Из Гаваны я отправился на юг, в Кахо-Ларго. На одной из оконечностей этого островка находится самый красивый и чистый пляж всего Карибского бассейна. На другом конце, там, где обрываются все дороги и начинается пустошь, стоят, разбросанные на побережье, ветхие домишки, объединенные названием Исла дельи Сюр-Резорт. Я делил хижину с бесчисленными ящерицами. Снаружи обитали здоровенные игуаны, тихонько ползавшие вокруг, и большие сухопутные крабы, которые скреблись, царапались и хрустели, пробираясь по каменистым тропинкам. Между двумя столбами висел гамак, облюбованный не только мной, но и теми же ящерицами. На единственной в округе заправочной станции мне удалось взять напрокат мотоцикл. Обычно я оставлял его у дороги, потому как преодолеть территорию от дороги до домика ему было не по силам.
Однажды утром я отправился понырять с лодки, хозяева которой промышляли добычей креветок у другого края острова. Я сел на мотоцикл и свернул на дорогу, но свернул слишком быстро, слишком резко и слишком круто. И меня выбросило на камни и колючки. Подняв голову, я увидел, что мой мотоцикл летит прямо на меня.
Отчаянные попытки отползти привели только к тому, что камни и шипы еще глубже врезались в мою плоть, а потом на меня обрушился сокрушительный вес ржавого металла, стучащего мотора и крутящихся колес. Потрясенный и дрожащий, я неловко выбрался из-под всего этого и поднялся. Потом начал выдергивать колючки. И лишь тогда увидел свое развороченное левое колено. Рана казалась глубокой, но крови было немного, и боли не чувствовалось. Я знал, что это плохо.
Однажды, давным-давно, меня пырнули ножом. Лезвие вошло в запястье, но рана меня не встревожила, потому что кровь почти не текла. А потом рука похолодела, распухла и посерела. В больнице врач — или, по крайней мере, какой-то парень в белом халате — сказал, что все дело в закупорке вен и что от этого можно умереть. И еще он попросил меня свести вместе кончики большого и указательного пальцев моей гротескно распухшей руки.

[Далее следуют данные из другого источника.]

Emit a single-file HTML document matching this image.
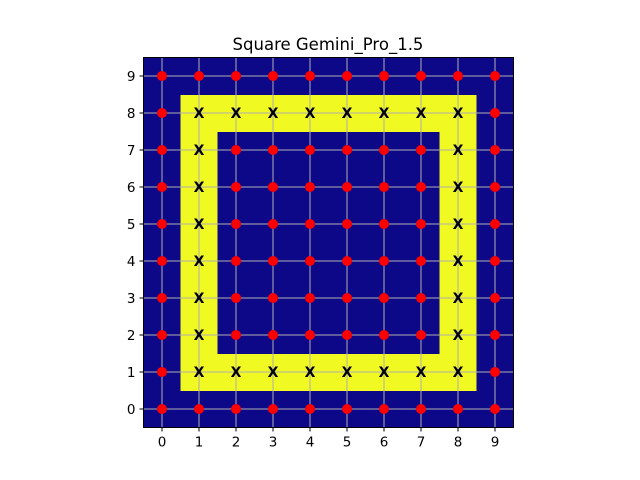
<!DOCTYPE html>
<html><head><meta charset="utf-8"><style>
body{margin:0;background:#fff;}
svg{display:block;font-family:"DejaVu Sans","Liberation Sans",sans-serif;}
</style></head><body>
<svg id="chart" width="640" height="480">
<text x="328" y="50" text-anchor="middle" font-size="16.5">Square Gemini_Pro_1.5</text>
<g id="cells"></g><g id="grid"></g><g id="marks"></g><g id="axes"></g>
<rect x="143.5" y="57.5" width="370" height="370" fill="none" stroke="#000" stroke-width="1"/>
</svg>
<script>
const gridSize = 10;
const ringMin = [1, 1];
const ringMax = [8, 8];
const xTicks = [0,1,2,3,4,5,6,7,8,9];
const yTicks = [0,1,2,3,4,5,6,7,8,9];
const NS='http://www.w3.org/2000/svg';
const X0=143.5,X1=513.5,Y0=427.5,Y1=57.5;
const sx=v=>X0+(v+0.5)*(X1-X0)/gridSize;
const sy=v=>Y0-(v+0.5)*(Y0-Y1)/gridSize;
const cw=(X1-X0)/gridSize;
function mk(t,a,p){const e=document.createElementNS(NS,t);for(const k in a)e.setAttribute(k,a[k]);p.appendChild(e);return e;}
const inRing=(x,y)=>x>=ringMin[0]&&x<=ringMax[0]&&y>=ringMin[1]&&y<=ringMax[1]&&(x===ringMin[0]||x===ringMax[0]||y===ringMin[1]||y===ringMax[1]);
const cells=document.getElementById('cells'),grid=document.getElementById('grid'),marks=document.getElementById('marks'),axes=document.getElementById('axes');
for(let x=0;x<gridSize;x++)for(let y=0;y<gridSize;y++){
  const r=mk('rect',{x:sx(x)-cw/2,y:sy(y)-cw/2,width:cw+0.5,height:cw+0.5,fill:inRing(x,y)?'#f0f921':'#0d0887'},cells);
  
  
}
xTicks.forEach(t=>{
  const l=mk('line',{x1:sx(t),x2:sx(t),y1:Y1,y2:Y0,stroke:'#b0b0b0','stroke-width':1},grid);
  
  const k=mk('line',{x1:sx(t),x2:sx(t),y1:Y0,y2:Y0+4,stroke:'#000'},axes);
  
  const tx=mk('text',{x:sx(t),y:Y0+19,'text-anchor':'middle','font-size':13.5},axes);tx.textContent=t;
  
});
yTicks.forEach(t=>{
  const l=mk('line',{x1:X0,x2:X1,y1:sy(t),y2:sy(t),stroke:'#b0b0b0','stroke-width':1},grid);
  
  const k=mk('line',{x1:X0-4,x2:X0,y1:sy(t),y2:sy(t),stroke:'#000'},axes);
  
  const tx=mk('text',{x:X0-8,y:sy(t)+5,'text-anchor':'end','font-size':13.5},axes);tx.textContent=t;
  
});
for(let x=0;x<gridSize;x++)for(let y=0;y<gridSize;y++){
  if(inRing(x,y)){
    const t=mk('text',{x:sx(x),y:sy(y)+5,'text-anchor':'middle','font-size':14,'font-weight':'bold',fill:'#000'},marks);t.textContent='X';
    
  }else{
    const c=mk('circle',{cx:sx(x),cy:sy(y),r:5,fill:'#ff0000'},marks);
    
  }
}
</script>
</body></html>
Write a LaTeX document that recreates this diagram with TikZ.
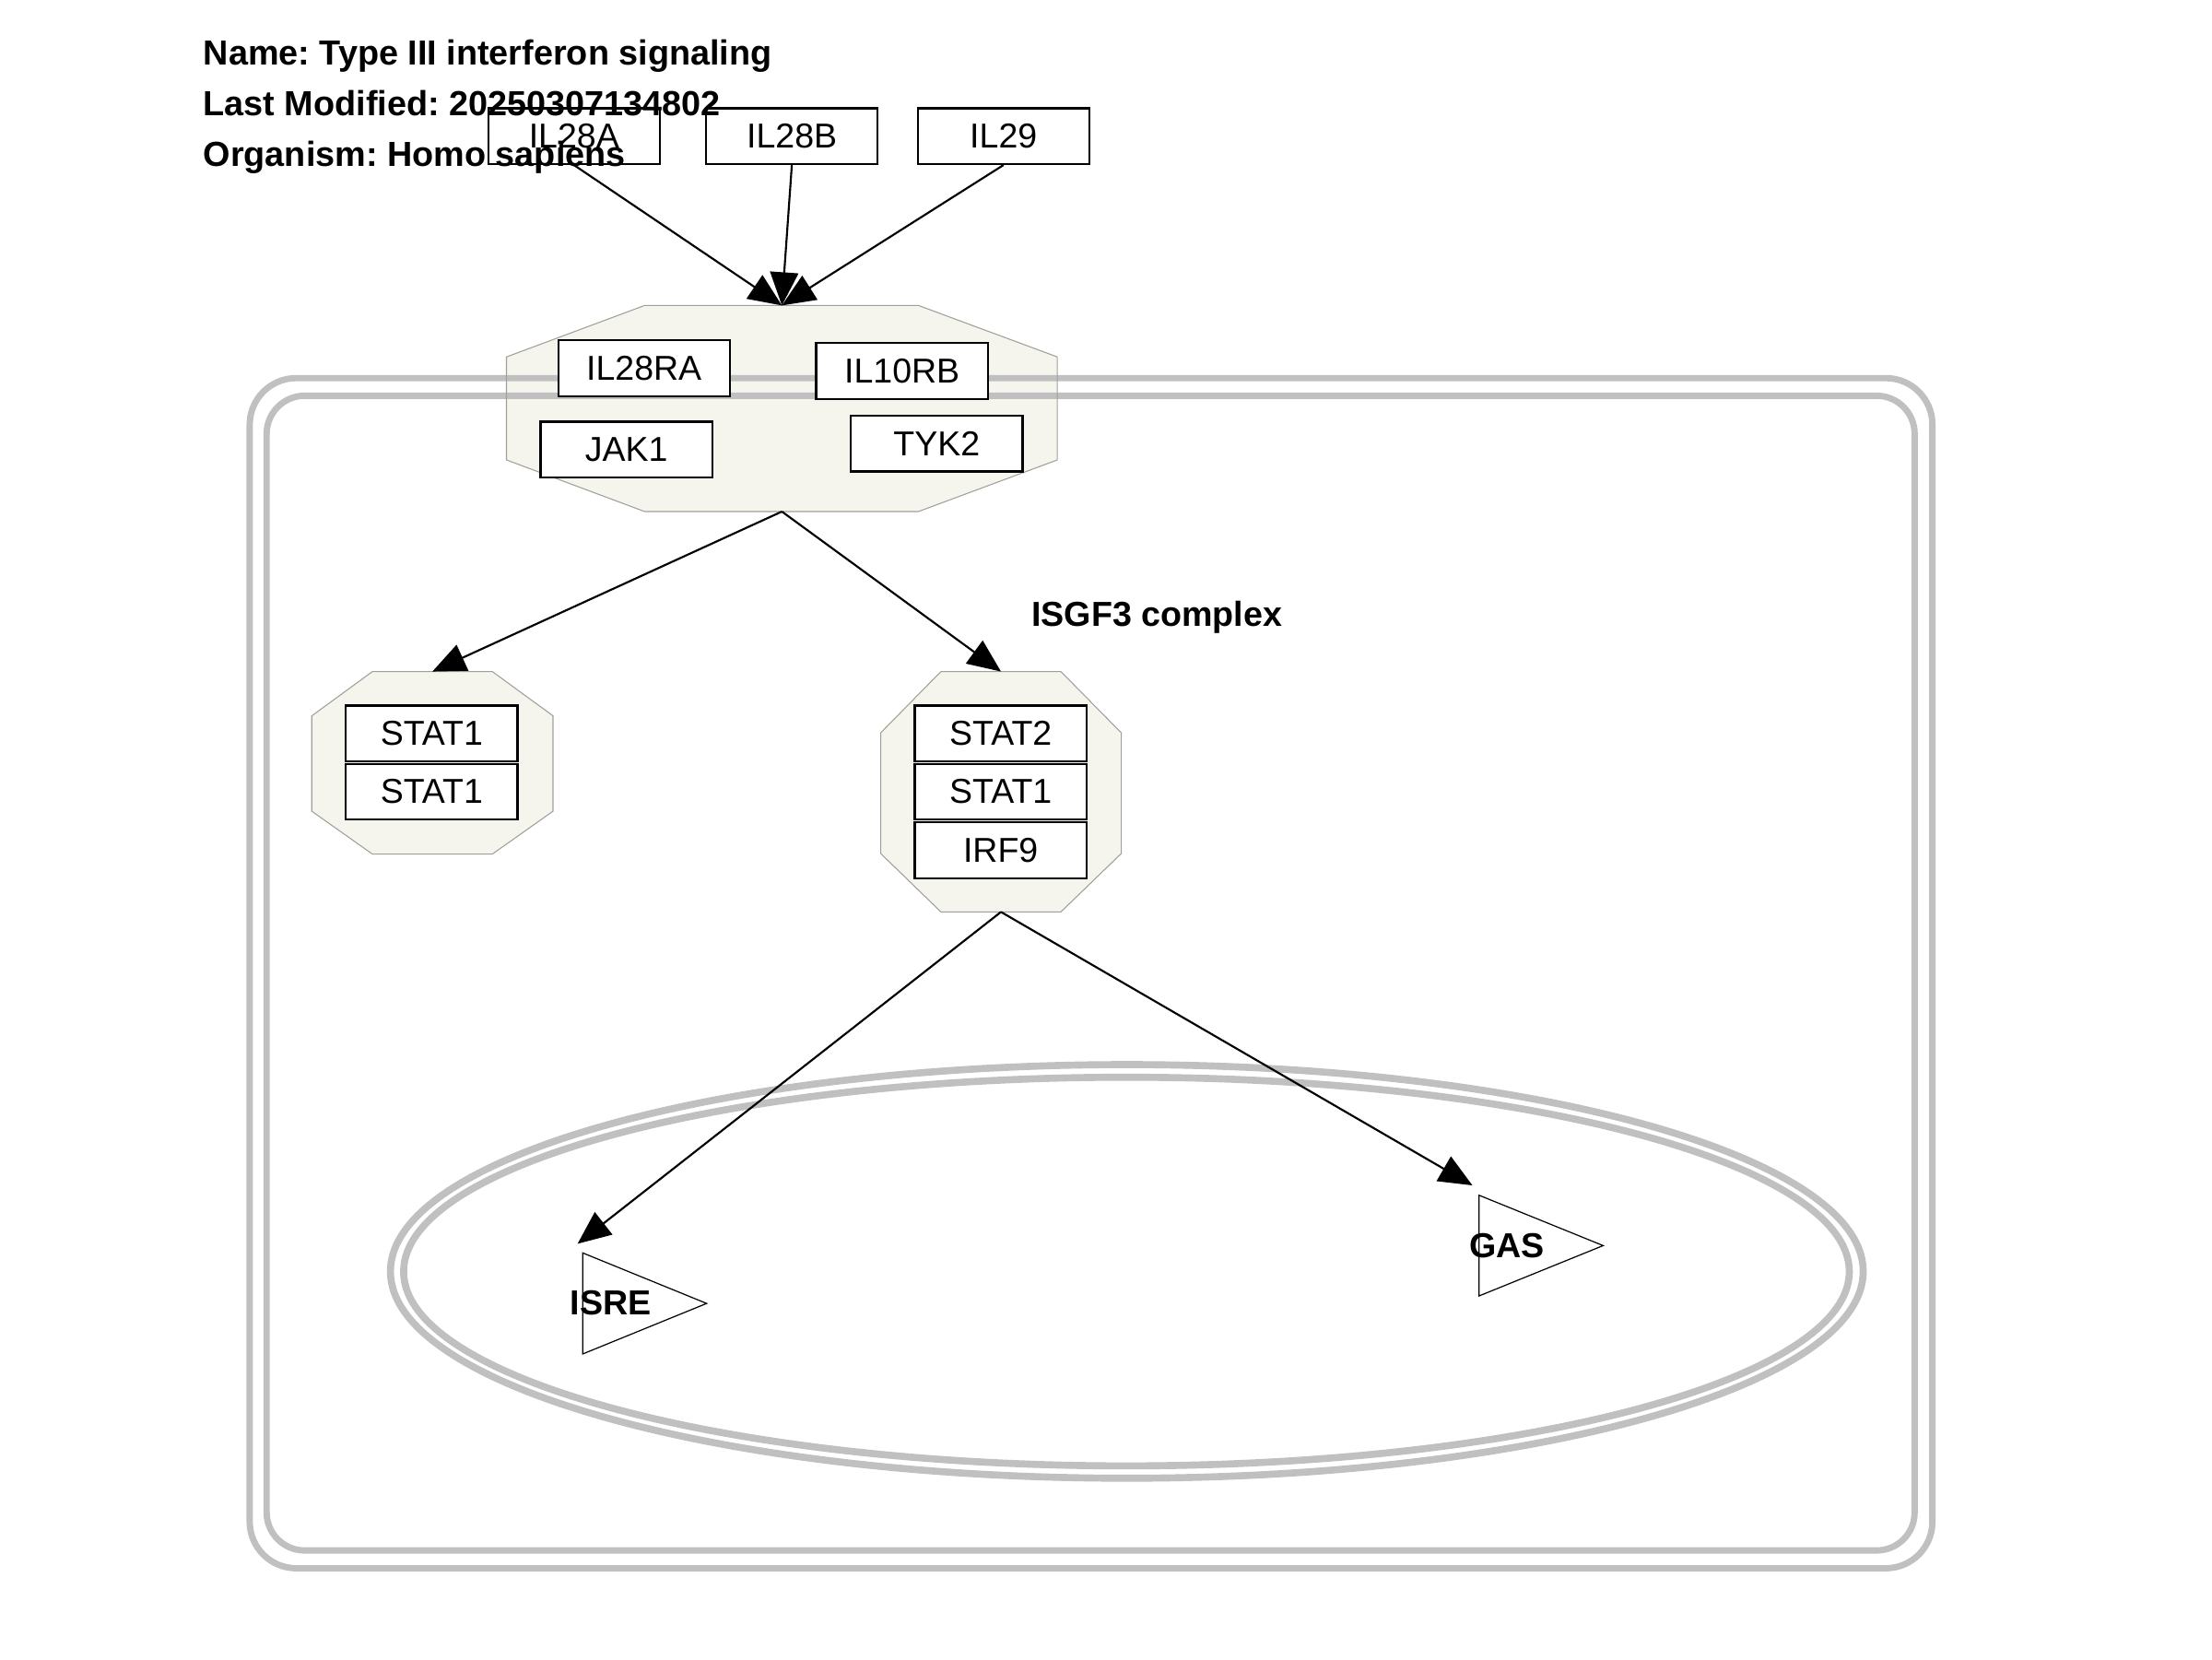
\documentclass[tikz,border=0pt]{standalone}
\usepackage{fontspec}
\setmainfont{Liberation Sans}
\usetikzlibrary{arrows.meta}
\definecolor{memb}{RGB}{192,192,192}
\definecolor{cfill}{RGB}{245,245,238}
\definecolor{cline}{RGB}{160,160,155}
\frenchspacing
\begin{document}
\begin{tikzpicture}[x=1pt,y=-1pt,
  gene/.style={draw=black, line width=1.5pt, fill=white, minimum width=121.6pt, minimum height=39.5pt, inner sep=0pt, font=\fontsize{24.5}{29}\selectfont},
  hdr/.style={anchor=base west, inner sep=0pt, font=\fontsize{24.7}{29}\selectfont\bfseries},
  lbl/.style={inner sep=0pt, font=\fontsize{24.6}{29}\selectfont\bfseries},
  arr/.style={line width=1.4pt, -{Triangle[length=23.5pt,width=20pt]}},
  membrane/.style={draw=memb, line width=4.5pt},
  cplx/.style={draw=cline, line width=0.7pt},
  cplxfill/.style={fill=cfill},
  ghost/.style={inner sep=0pt, outer sep=0pt},
  tri/.style={draw=black, line width=0.8pt}
]
\useasboundingbox (0,0) rectangle (1568,1176);

% receptor complex fill (below membrane)
\path[cplxfill] (457,216.5) -- (651,216.5) -- (749.5,253) -- (749.5,326) -- (651,362.6) -- (457,362.6) -- (359,326) -- (359,253) -- cycle;

% cell compartment
\draw[membrane, rounded corners=33pt] (177,268) rectangle (1369.8,1111.6);
\draw[membrane, rounded corners=27pt] (189,280.5) rectangle (1357.2,1099);

% nucleus
\draw[membrane, line width=5pt] (798.75,901.2) ellipse [x radius=522, y radius=146.6];
\draw[membrane, line width=5pt] (798.5,901.3) ellipse [x radius=512.4, y radius=137.75];

% receptor complex outline
\draw[cplx] (457,216.5) -- (651,216.5) -- (749.5,253) -- (749.5,326) -- (651,362.6) -- (457,362.6) -- (359,326) -- (359,253) -- cycle;
\node[ghost, minimum width=390.5pt, minimum height=146.1pt] (rc) at (554.25,289.55) {};

% STAT1 dimer complex
\draw[cplx, cplxfill] (264,476) -- (349,476) -- (392,507.4) -- (392,575) -- (349,605.4) -- (264,605.4) -- (221,575) -- (221,507.4) -- cycle;
\node[ghost, minimum width=171pt, minimum height=129.4pt] (s1d) at (306.5,540.7) {};

% ISGF3 complex
\draw[cplx, cplxfill] (667,476) -- (752,476) -- (794.8,519.4) -- (794.8,605) -- (752,646.4) -- (667,646.4) -- (624.3,605) -- (624.3,519.4) -- cycle;
\node[ghost, minimum width=170.5pt, minimum height=170.4pt] (isgf) at (709.55,561.2) {};
\node[lbl, anchor=base west] (isgflbl) at (731,444) {ISGF3 complex};

% genes
\node[gene] (il28a) at (406.9,96.5) {IL28A};
\node[gene] (il28b) at (561.3,96.5) {IL28B};
\node[gene] (il29) at (711.3,96.5) {IL29};

\node[gene] (il28ra) at (456.5,261) {IL28RA};
\node[gene] (il10rb) at (639.4,263) {IL10RB};
\node[gene] (jak1) at (444,318.7) {JAK1};
\node[gene] (tyk2) at (664,314.4) {TYK2};

\node[gene] (stat1a) at (306,519.8) {STAT1};
\node[gene] (stat1b) at (306,561.2) {STAT1};

\node[gene] (stat2) at (709.3,519.8) {STAT2};
\node[gene] (stat1c) at (709.3,561.2) {STAT1};
\node[gene] (irf9) at (709.3,602.7) {IRF9};

% response elements
\node[ghost, minimum width=87.8pt, minimum height=71.6pt] (isre) at (457,923.9) {};
\draw[tri] (isre.north west) -- (isre.east) -- (isre.south west) -- cycle;
\node[lbl] (isrelbl) at (433,923.3) {ISRE};
\coordinate (isrein) at (409.4,881.6);

\node[ghost, minimum width=88pt, minimum height=71.4pt] (gas) at (1092.4,882.9) {};
\draw[tri] (gas.north west) -- (gas.east) -- (gas.south west) -- cycle;
\node[lbl] (gaslbl) at (1068.2,882.7) {GAS};
\coordinate (gasin) at (1043.7,840.2);

% connectors
\draw[arr] (il28a.south) -- (rc.north);
\draw[arr] (il28b.south) -- (rc.north);
\draw[arr] (il29.south) -- (rc.north);
\draw[arr] (rc.south) -- (s1d.north);
\draw[arr] (rc.south) -- (isgf.north);
\draw[arr] (isgf.south) -- (isrein);
\draw[arr] (isgf.south) -- (gasin);

% header
\node[hdr] (hname) at (144,45.8) {Name: Type III interferon signaling};
\node[hdr] (hmod) at (144,82) {Last Modified: 20250307134802};
\node[hdr] (horg) at (144,118.2) {Organism: Homo sapiens};
\end{tikzpicture}
\end{document}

Я заставил их сблизиться на расстояние двух дюймов друг от друга, и тогда он сдавил мою руку обеими своими. Кровь ударила в потолок. Потом парень зашил рану.
Так что я знал, что делать: оперся правой рукой о руль мотоцикла, согнул левую ногу, обхватил лодыжку левой рукой и дернул вверх так, что каблук врезался в задницу. Кровь прыснула и потекла. Заштопать себя я не мог, а потому обвязал колено рубашкой, поднял мотоцикл и покатил дальше.
Поднявшись на борт, я снял повязку. Колено выглядело не слишком плохо и досаждало не слишком сильно. Мы бросили якорь, и пара старичков, дымя сигарами, расположились на корме. Я указал на колено и на ломаном испанском спросил у el capitan, можно ли плавать с такой открытой раной.
— El mar cura todo,[3] — ответил он.
Улыбка у него была чудесная: темно-желтые, цвета выдержанного вина, зубы, украшенные там и тут тускло сияющим золотом и обрамленные обветренным, пронизанным венами, морщинистым лицом, напоминающим вывешенные для сушки листья табака «мадуро».
Рыбы тоже были чудесные. Я блаженствовал, медленно проплывая между ними. Потом в молчаливой прозрачности подводного мира появилось несколько вполне заурядных на вид и скучных рыбешек. Струйка крови вытекла из моего колена, и я заметил, что эти заурядные на вид и скучные рыбешки собираются в нескольких ярдах от меня, там, где струйка крови растворялась, смешиваясь с водой. Почти одновременно с этим я понял, что заурядные на вид и скучные рыбки — это барракуды. Неспешный, прогулочный стиль был мгновенно позабыт. Я развернулся и заработал руками и ногами так, что море вскипело.